Published 06 November 2000
We're all atheists now, the Archbishop of Canterbury tells us. Perhaps this is true of the man and woman on the street - the ones who have turned churches up and down the country into empty and bankrupt husks and who cannot name the Ten Commandments - but in politics, we've never had so many God-botherers. Remember the conference season? Bournemouth and Brighton resounded with the kind of holy-roller foot-stomping and hallelujahs that you expect at a big-tent revival meeting. Few could muster the evangelical fervour of Ann Widdecombe, whose moral authoritarianism finds no match outside the wild-eyed Old Testament prophets and their jeremiads; but Tony Blair, Gordon Brown and Michael Portillo, in their different ways, gave good impersonations of gospel choristers belting out their undying love for their brethren.
Forgiveness, caring, sharing and an inclusive society - the new buzzwords and catch-phrases convey politicians in the mould of the Good Samaritan, rather than the Iron Lady. Tony Blair is forever attending Mass at the Catholic Westminster Cathedral, and on 1 November, William Hague met with religious leaders of every domination.
But if the voters are so secular, why are the Westminster lot suddenly rushing to put God in their midst?

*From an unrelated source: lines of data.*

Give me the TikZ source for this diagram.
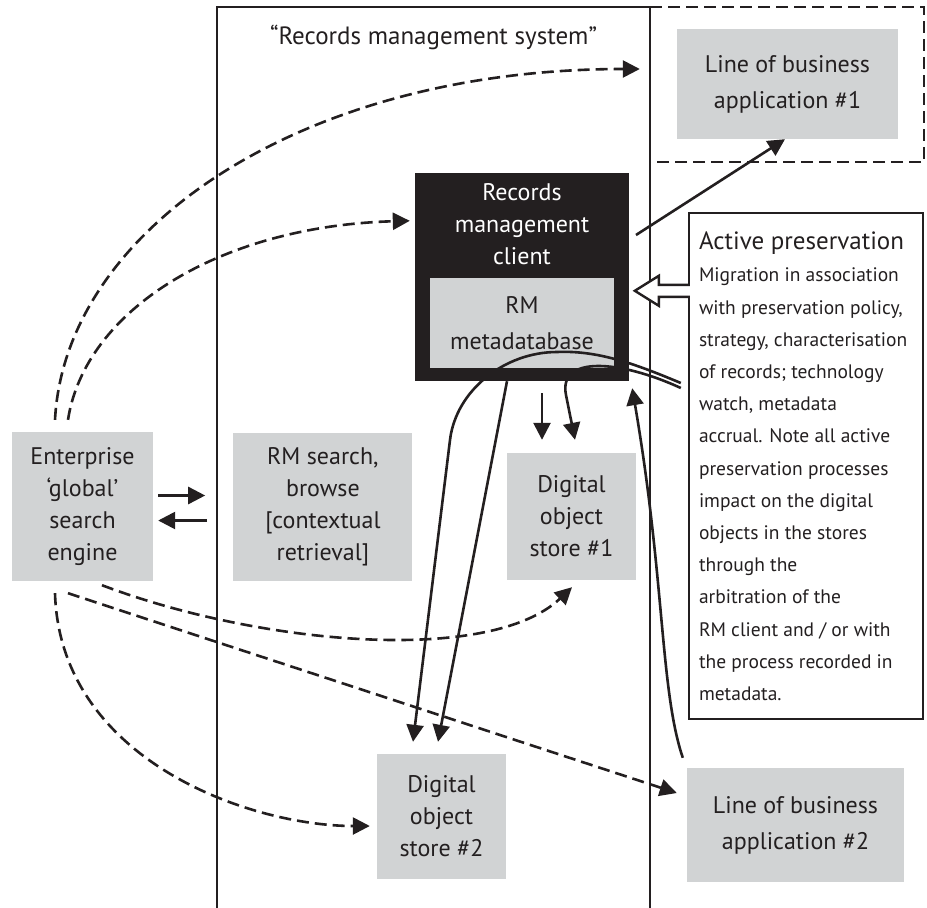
\documentclass[tikz,border=0pt]{standalone}
\usepackage{fontspec}
\setmainfont{PT Sans}
\usetikzlibrary{arrows.meta,positioning,calc}
\definecolor{rmgray}{RGB}{209,211,212}
\definecolor{rmblack}{RGB}{35,31,32}
\newcommand{\boxfont}{\fontsize{24}{32}\selectfont}
\newcommand{\lobfont}{\fontsize{24}{36}\selectfont}
\newcommand{\presfont}{\fontsize{19.5}{32.2}\selectfont}
\newcommand{\prestitle}{\fontsize{25}{32.2}\selectfont}

\begin{document}
\begin{tikzpicture}[x=1pt,y=-1pt,every node/.style={text=rmblack},
    gbox/.style={rectangle,fill=rmgray,inner sep=0pt,align=center,font=\boxfont},
    frame/.style={draw=rmblack,line width=2.4pt},
    arrow/.style={-{Triangle[length=17pt,width=17pt]},line width=2.6pt,draw=rmblack},
    dasharrow/.style={arrow,dash pattern=on 12pt off 6pt}]
  \useasboundingbox (0,0) rectangle (927,908);
  % system frame and the dashed application frame
  \draw[frame] (217,912) |- (650,7) -- (650,912);
  \draw[frame,dash pattern=on 12pt off 6pt] (650,7) -- (924,7) -- (924,162) -- (650,162);
  \node[font=\fontsize{25}{30}\selectfont] (rmstitle) at (433.5,37) {“Records management system”};
  \node[gbox,minimum width=141pt,minimum height=149pt] (engine) at (82.5,506.5) {Enterprise\\‘global’\\search\\engine};
  \node[gbox,minimum width=179pt,minimum height=148pt,right=80pt of engine] (rmsearch) {RM search,\\browse\\{}[contextual\\retrieval]};
  \node[gbox,minimum width=129pt,minimum height=127pt] (store1) at (571.5,516.5) {Digital\\object\\store \#1};
  \node[gbox,minimum width=129pt,minimum height=125pt] (store2) at (441.5,816.5) {Digital\\object\\store \#2};
  \node[gbox,font=\lobfont,minimum width=221pt,minimum height=110pt] (lob1) at (787.5,84) {Line of business\\application \#1};
  \node[gbox,font=\lobfont,minimum width=217pt,minimum height=114pt] (lob2) at (795.5,825) {Line of business\\application \#2};
  \node[fill=rmblack,minimum width=214pt,minimum height=208pt,inner sep=0pt] (rmc) at (522,277) {};
  \node[font=\boxfont,text=white,align=center,inner sep=0pt,below=11pt of rmc.north] (rmclabel) {Records\\management\\client};
  \node[gbox,font=\lobfont,minimum width=184pt,minimum height=90pt] (rmdb) at (522,323) {RM\\metadatabase};
  \node[frame,minimum width=234pt,minimum height=506pt,inner sep=0pt] (pres) at (806,466) {};
  \node[font=\presfont,align=left,inner sep=0pt,below right=20pt and 11pt of pres.north west] (prestext)
    {{\prestitle Active preservation}\\Migration in association\\with preservation policy,\\strategy, characterisation\\of records; technology\\watch, metadata\\accrual. Note all active\\preservation processes\\impact on the digital\\objects in the stores\\through the\\arbitration of the\\RM client and / or with\\the process recorded in\\metadata.};
  % open arrow into the client
  \coordinate (presin) at ([yshift=-79pt]pres.north west);
  \filldraw[fill=white,draw=rmblack,line width=2.4pt] ($(presin)+(2,-6)$) -- ++(-31,0) -- ++(0,-9) -- ++(-24,15) -- ++(24,15) -- ++(0,-9) -- ++(31,0);
  % search engine links
  \draw[dasharrow] ([shift={(-27.5,-12)}]engine.north) .. controls (65,230) and (300,69) .. ([shift={(-37,-15)}]lob1.west);
  \draw[dasharrow] ([shift={(-14.5,-12)}]engine.north) .. controls (85,310) and (220,226) .. ([shift={(-5,48)}]rmc.north west);
  \draw[dasharrow] ([shift={(19.5,4)}]engine.south) .. controls (260,645) and (490,665) .. ([shift={(0.5,7)}]store1.south);
  \draw[dasharrow] ([shift={(-14.5,12)}]engine.south) -- ([shift={(-10,-32)}]lob2.west);
  \draw[dasharrow] ([shift={(-27.5,12)}]engine.south) .. controls (60,760) and (250,826) .. ([shift={(-7,9.5)}]store2.west);
  \draw[arrow,shorten <=5pt,shorten >=28pt] ([yshift=11pt]engine.east) -- ([yshift=11pt]rmsearch.west);
  \draw[arrow,shorten <=26pt,shorten >=5pt] ([yshift=-14pt]rmsearch.west) -- ([yshift=-14pt]engine.east);
  % client links
  \coordinate (rmcout) at (636,235);
  \draw[arrow] (rmcout) -- ([xshift=-2.5pt]lob1.south);
  \draw[arrow,shorten <=12pt,shorten >=13pt] ([xshift=20pt]rmc.south) -- ([xshift=20pt]rmc.south |- store1.north);
  \draw[arrow] ([xshift=-15pt]rmc.south) -- ([shift={(-3.5,-12)}]store2.north);
  \draw[arrow] ([shift={(-7,-83)}]pres.west) .. controls (640,366) and (600,350) .. (557,352)
    .. controls (505,352) and (456,390) .. (450,440) -- ([shift={(-28.5,-12)}]store2.north);
  \draw[arrow] ([shift={(-7,-78)}]pres.west) .. controls (620,360) and (558,355) .. (566,395) -- ([shift={(3.5,-13)}]store1.north);
  \draw[arrow] ([shift={(-4,-10)}]lob2.north west) .. controls (660,690) and (665,580) .. ([shift={(3,7)}]rmc.south east);
\end{tikzpicture}
\end{document}
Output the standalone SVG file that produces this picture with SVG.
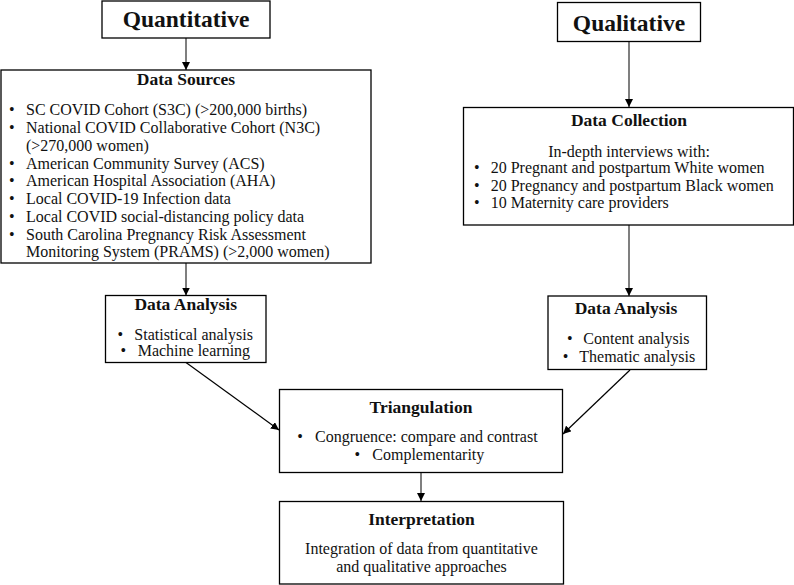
<svg xmlns="http://www.w3.org/2000/svg" width="794" height="585" viewBox="0 0 794 585">
<defs>
<style>
text{font-family:"Liberation Serif","Times New Roman",serif;fill:#111;font-size:16px}
.h{font-weight:bold;font-size:17.5px;text-anchor:middle}
.big{font-weight:bold;font-size:23.5px;text-anchor:middle}
.c{text-anchor:middle}
.box{fill:#fff;stroke:#000;stroke-width:1.3}
.v{stroke:#7f7f7f;stroke-width:2;fill:none}
.d{stroke:#000;stroke-width:1.2;fill:none}
</style>
<marker id="ah" markerUnits="userSpaceOnUse" markerWidth="8" markerHeight="8" refX="8" refY="4" orient="auto">
<path d="M0,0 L8,4 L0,8 z" fill="#000"/>
</marker>
</defs>
<rect width="794" height="585" fill="#fff"/>

<g id="connectors">
<line class="v" x1="186" y1="38" x2="186" y2="70" marker-end="url(#ah)"/>
<line class="v" x1="629" y1="41.5" x2="629" y2="107" marker-end="url(#ah)"/>
<line class="v" x1="186" y1="263" x2="186" y2="295.5" marker-end="url(#ah)"/>
<line class="v" x1="629" y1="225" x2="629" y2="296" marker-end="url(#ah)"/>
<line class="d" x1="186" y1="362.5" x2="279" y2="430" marker-end="url(#ah)"/>
<line class="d" x1="630" y1="370" x2="563" y2="434" marker-end="url(#ah)"/>
<line class="v" x1="421" y1="472.5" x2="421" y2="501" marker-end="url(#ah)"/>
</g>

<g id="quantitative">
<rect class="box" x="102" y="1" width="168" height="37"/>
<text class="big" x="186" y="27">Quantitative</text>
</g>

<g id="qualitative">
<rect class="box" x="557.5" y="2.5" width="143" height="39"/>
<text class="big" x="629" y="31">Qualitative</text>
</g>

<g id="data-sources">
<rect class="box" x="1" y="70" width="370" height="193"/>
<text class="h" x="186" y="85.3">Data Sources</text>
<text x="9" y="115">•</text><text x="26" y="115">SC COVID Cohort (S3C) (&gt;200,000 births)</text>
<text x="9" y="133">•</text><text x="26" y="133">National COVID Collaborative Cohort (N3C)</text>
<text x="26" y="150.7">(&gt;270,000 women)</text>
<text x="9" y="168.5">•</text><text x="26" y="168.5">American Community Survey (ACS)</text>
<text x="9" y="186.2">•</text><text x="26" y="186.2">American Hospital Association (AHA)</text>
<text x="9" y="204">•</text><text x="26" y="204">Local COVID-19 Infection data</text>
<text x="9" y="221.7">•</text><text x="26" y="221.7">Local COVID social-distancing policy data</text>
<text x="9" y="239.5">•</text><text x="26" y="239.5">South Carolina Pregnancy Risk Assessment</text>
<text x="26" y="257.2">Monitoring System (PRAMS) (&gt;2,000 women)</text>
</g>

<g id="data-collection">
<rect class="box" x="463.5" y="107.5" width="330" height="117.5"/>
<text class="h" x="629" y="126">Data Collection</text>
<text class="c" x="629" y="156.5">In-depth interviews with:</text>
<text x="474" y="173.3">•</text><text x="490.7" y="173.3">20 Pregnant and postpartum White women</text>
<text x="474" y="190.7">•</text><text x="490.7" y="190.7">20 Pregnancy and postpartum Black women</text>
<text x="474" y="208.3">•</text><text x="490.7" y="208.3">10 Maternity care providers</text>
</g>

<g id="data-analysis-quant">
<rect class="box" x="105.5" y="295.5" width="160.5" height="67"/>
<text class="h" x="185.7" y="310">Data Analysis</text>
<text x="117.5" y="340">•</text><text x="134.3" y="340">Statistical analysis</text>
<text x="120.5" y="355.5">•</text><text x="137.7" y="355.5">Machine learning</text>
</g>

<g id="data-analysis-qual">
<rect class="box" x="548" y="296" width="158.5" height="73.5"/>
<text class="h" x="626" y="314.3">Data Analysis</text>
<text x="567" y="344.3">•</text><text x="583.3" y="344.3">Content analysis</text>
<text x="562.8" y="361.7">•</text><text x="579.3" y="361.7">Thematic analysis</text>
</g>

<g id="triangulation">
<rect class="box" x="279.5" y="389.5" width="283" height="83"/>
<text class="h" x="421" y="412.5">Triangulation</text>
<text x="297.2" y="442">•</text><text x="315" y="442">Congruence: compare and contrast</text>
<text x="354.5" y="459.5">•</text><text x="372.3" y="459.5">Complementarity</text>
</g>

<g id="interpretation">
<rect class="box" x="279.5" y="501.5" width="284" height="82.5"/>
<text class="h" x="421.5" y="525">Interpretation</text>
<text class="c" x="421.5" y="554">Integration of data from quantitative</text>
<text class="c" x="421.5" y="571.7">and qualitative approaches</text>
</g>
</svg>
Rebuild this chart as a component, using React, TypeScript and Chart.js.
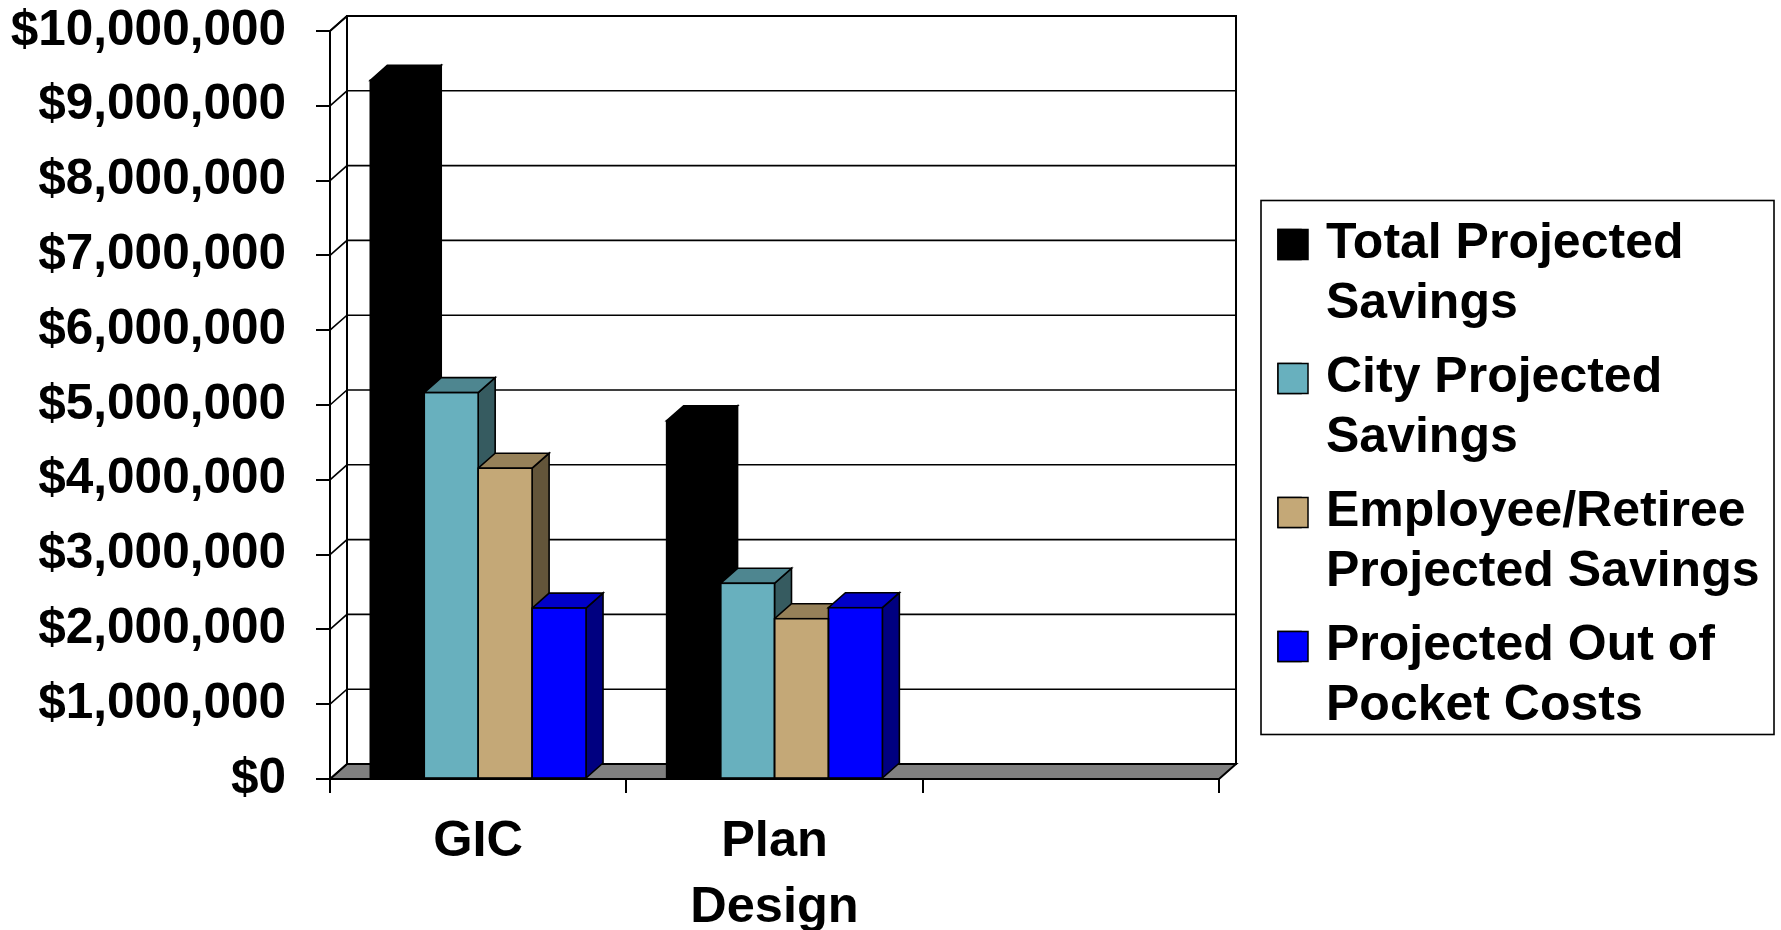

For one thing, our politicians are desperately seeking a core belief. The left has jettisoned socialism because it proved a vote loser throughout the 1980s and early 1990s; the right has discarded brute capitalism because it proved such a turn-off in 1997. Now, the two camps are frantically trying to scrounge some residual values and the code of conduct that they vaguely remember learning in the course of the Christian education that was once common to us all. It is a value system that has the merit of sounding original - indeed, positively radical - with its talk of the last coming first, the poor inheriting kingdoms, and all of us being equal in His eyes and made in His image. Thank God! Here is something to hang their loose talk on, something that passes for a vision.
Past manifestos, lies in interviews, private lives that make a nonsense of public pronouncements - our politicians have been exposed as weaklings capable only of turning this way and that, weather-vane-like, according to the latest poll. What they need is down-to-your-toes conviction, and the mantle of unshakeable authority that comes with it. And so Tony, William and co are turning to the unassailable, the unquestionable Almighty, in the hope that, if they subscribe to some of His tenets - in a kind of a la carte, pick'n'mix way - some of His authority will rub off on them.
At a time when our traditional allegiances are being questioned and regrouped through devolution, multi-ethnic immigration and the crumbling of families, our sense of identity is under threat. Politicians realise this, and worry: when Middle Englanders feel vulnerable, they no longer grit their teeth and put a brave face on things as they once did. They take to the streets, as Scargill's miners did, grumbling about incompetent governments. In religion, then, new Labour and the Conservatives think they have got a perfectly cohesive identikit image that they can palm off on the populace. Armed with this, the poor lost souls who feel that the party they were born to has become discredited will once again enjoy membership in a community. They will know where they stand, who they are and what their purpose in life is.
It sounds like a marriage made in heaven, then. And yet faith, like political vision, cannot be imposed from above. To pay lip-service to its tenets as a vote-grabbing exercise not only smacks of imposture, it is doomed to failure. Atheists will find the Gospel no more palatable doled out by a man in a suit than by one in a cassock; and as for the few of us who still believe, the new Christians strike us as foolish ideological hijackers.
Leave our God alone, gentlemen: you don't know what you are playing with.